──────── COLLECTED DATA

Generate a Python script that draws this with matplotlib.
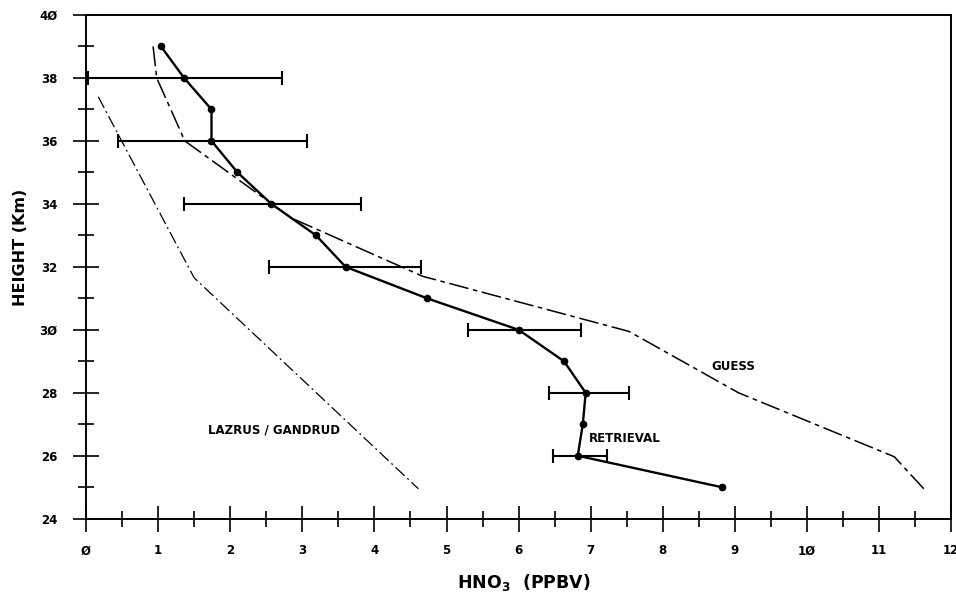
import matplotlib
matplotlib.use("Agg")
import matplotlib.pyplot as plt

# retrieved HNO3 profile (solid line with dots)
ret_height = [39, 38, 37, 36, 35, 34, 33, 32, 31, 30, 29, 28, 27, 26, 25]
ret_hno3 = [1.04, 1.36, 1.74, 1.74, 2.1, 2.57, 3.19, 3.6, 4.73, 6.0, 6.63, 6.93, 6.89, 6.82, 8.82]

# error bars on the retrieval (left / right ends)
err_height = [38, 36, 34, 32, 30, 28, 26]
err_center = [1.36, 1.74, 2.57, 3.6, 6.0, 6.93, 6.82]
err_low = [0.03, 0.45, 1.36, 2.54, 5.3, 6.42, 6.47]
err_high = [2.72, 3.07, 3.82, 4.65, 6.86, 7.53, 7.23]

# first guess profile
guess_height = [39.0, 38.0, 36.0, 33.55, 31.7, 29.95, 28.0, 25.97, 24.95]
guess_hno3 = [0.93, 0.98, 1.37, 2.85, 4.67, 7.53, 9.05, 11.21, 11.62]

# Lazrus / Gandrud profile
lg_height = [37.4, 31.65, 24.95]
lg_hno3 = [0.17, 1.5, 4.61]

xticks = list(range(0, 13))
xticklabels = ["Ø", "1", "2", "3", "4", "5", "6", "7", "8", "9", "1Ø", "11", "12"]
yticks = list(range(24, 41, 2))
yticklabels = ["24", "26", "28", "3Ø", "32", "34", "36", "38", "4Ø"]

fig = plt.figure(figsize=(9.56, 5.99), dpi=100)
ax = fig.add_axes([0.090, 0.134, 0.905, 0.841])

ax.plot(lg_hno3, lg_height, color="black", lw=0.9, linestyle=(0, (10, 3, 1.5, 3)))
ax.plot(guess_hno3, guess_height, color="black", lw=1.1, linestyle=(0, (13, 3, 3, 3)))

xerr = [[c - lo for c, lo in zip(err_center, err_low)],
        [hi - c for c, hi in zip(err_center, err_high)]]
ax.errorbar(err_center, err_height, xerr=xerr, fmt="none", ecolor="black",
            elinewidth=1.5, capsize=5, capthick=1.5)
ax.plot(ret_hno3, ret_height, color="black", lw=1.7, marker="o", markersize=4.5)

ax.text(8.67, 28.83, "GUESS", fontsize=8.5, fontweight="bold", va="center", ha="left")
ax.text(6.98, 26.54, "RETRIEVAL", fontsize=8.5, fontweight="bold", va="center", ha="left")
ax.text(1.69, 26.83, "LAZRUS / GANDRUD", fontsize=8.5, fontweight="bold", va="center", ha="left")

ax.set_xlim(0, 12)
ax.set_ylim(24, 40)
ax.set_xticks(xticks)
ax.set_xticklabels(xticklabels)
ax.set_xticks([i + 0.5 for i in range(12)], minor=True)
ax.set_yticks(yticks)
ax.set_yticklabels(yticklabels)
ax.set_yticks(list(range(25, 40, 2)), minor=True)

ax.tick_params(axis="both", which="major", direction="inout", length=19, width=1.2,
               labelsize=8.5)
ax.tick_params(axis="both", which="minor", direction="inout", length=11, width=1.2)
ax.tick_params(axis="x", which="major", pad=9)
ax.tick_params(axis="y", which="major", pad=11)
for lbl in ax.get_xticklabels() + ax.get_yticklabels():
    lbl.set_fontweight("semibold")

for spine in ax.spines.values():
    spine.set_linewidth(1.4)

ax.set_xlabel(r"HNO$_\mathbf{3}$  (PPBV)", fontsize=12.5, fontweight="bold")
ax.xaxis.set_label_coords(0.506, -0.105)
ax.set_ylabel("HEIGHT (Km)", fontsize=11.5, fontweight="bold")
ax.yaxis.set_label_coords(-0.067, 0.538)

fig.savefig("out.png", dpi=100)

────────────────

OBJECTIVE: Omit the pictures, then quote the rest of the material above exactly.

EXPECTED ANSWER:
Generate a Python script that draws this with matplotlib.
import matplotlib
matplotlib.use("Agg")
import matplotlib.pyplot as plt

# retrieved HNO3 profile (solid line with dots)
ret_height = [39, 38, 37, 36, 35, 34, 33, 32, 31, 30, 29, 28, 27, 26, 25]
ret_hno3 = [1.04, 1.36, 1.74, 1.74, 2.1, 2.57, 3.19, 3.6, 4.73, 6.0, 6.63, 6.93, 6.89, 6.82, 8.82]

# error bars on the retrieval (left / right ends)
err_height = [38, 36, 34, 32, 30, 28, 26]
err_center = [1.36, 1.74, 2.57, 3.6, 6.0, 6.93, 6.82]
err_low = [0.03, 0.45, 1.36, 2.54, 5.3, 6.42, 6.47]
err_high = [2.72, 3.07, 3.82, 4.65, 6.86, 7.53, 7.23]

# first guess profile
guess_height = [39.0, 38.0, 36.0, 33.55, 31.7, 29.95, 28.0, 25.97, 24.95]
guess_hno3 = [0.93, 0.98, 1.37, 2.85, 4.67, 7.53, 9.05, 11.21, 11.62]

# Lazrus / Gandrud profile
lg_height = [37.4, 31.65, 24.95]
lg_hno3 = [0.17, 1.5, 4.61]

xticks = list(range(0, 13))
xticklabels = ["Ø", "1", "2", "3", "4", "5", "6", "7", "8", "9", "1Ø", "11", "12"]
yticks = list(range(24, 41, 2))
yticklabels = ["24", "26", "28", "3Ø", "32", "34", "36", "38", "4Ø"]

fig = plt.figure(figsize=(9.56, 5.99), dpi=100)
ax = fig.add_axes([0.090, 0.134, 0.905, 0.841])

ax.plot(lg_hno3, lg_height, color="black", lw=0.9, linestyle=(0, (10, 3, 1.5, 3)))
ax.plot(guess_hno3, guess_height, color="black", lw=1.1, linestyle=(0, (13, 3, 3, 3)))

xerr = [[c - lo for c, lo in zip(err_center, err_low)],
        [hi - c for c, hi in zip(err_center, err_high)]]
ax.errorbar(err_center, err_height, xerr=xerr, fmt="none", ecolor="black",
            elinewidth=1.5, capsize=5, capthick=1.5)
ax.plot(ret_hno3, ret_height, color="black", lw=1.7, marker="o", markersize=4.5)

ax.text(8.67, 28.83, "GUESS", fontsize=8.5, fontweight="bold", va="center", ha="left")
ax.text(6.98, 26.54, "RETRIEVAL", fontsize=8.5, fontweight="bold", va="center", ha="left")
ax.text(1.69, 26.83, "LAZRUS / GANDRUD", fontsize=8.5, fontweight="bold", va="center", ha="left")

ax.set_xlim(0, 12)
ax.set_ylim(24, 40)
ax.set_xticks(xticks)
ax.set_xticklabels(xticklabels)
ax.set_xticks([i + 0.5 for i in range(12)], minor=True)
ax.set_yticks(yticks)
ax.set_yticklabels(yticklabels)
ax.set_yticks(list(range(25, 40, 2)), minor=True)

ax.tick_params(axis="both", which="major", direction="inout", length=19, width=1.2,
               labelsize=8.5)
ax.tick_params(axis="both", which="minor", direction="inout", length=11, width=1.2)
ax.tick_params(axis="x", which="major", pad=9)
ax.tick_params(axis="y", which="major", pad=11)
for lbl in ax.get_xticklabels() + ax.get_yticklabels():
    lbl.set_fontweight("semibold")

for spine in ax.spines.values():
    spine.set_linewidth(1.4)

ax.set_xlabel(r"HNO$_\mathbf{3}$  (PPBV)", fontsize=12.5, fontweight="bold")
ax.xaxis.set_label_coords(0.506, -0.105)
ax.set_ylabel("HEIGHT (Km)", fontsize=11.5, fontweight="bold")
ax.yaxis.set_label_coords(-0.067, 0.538)

fig.savefig("out.png", dpi=100)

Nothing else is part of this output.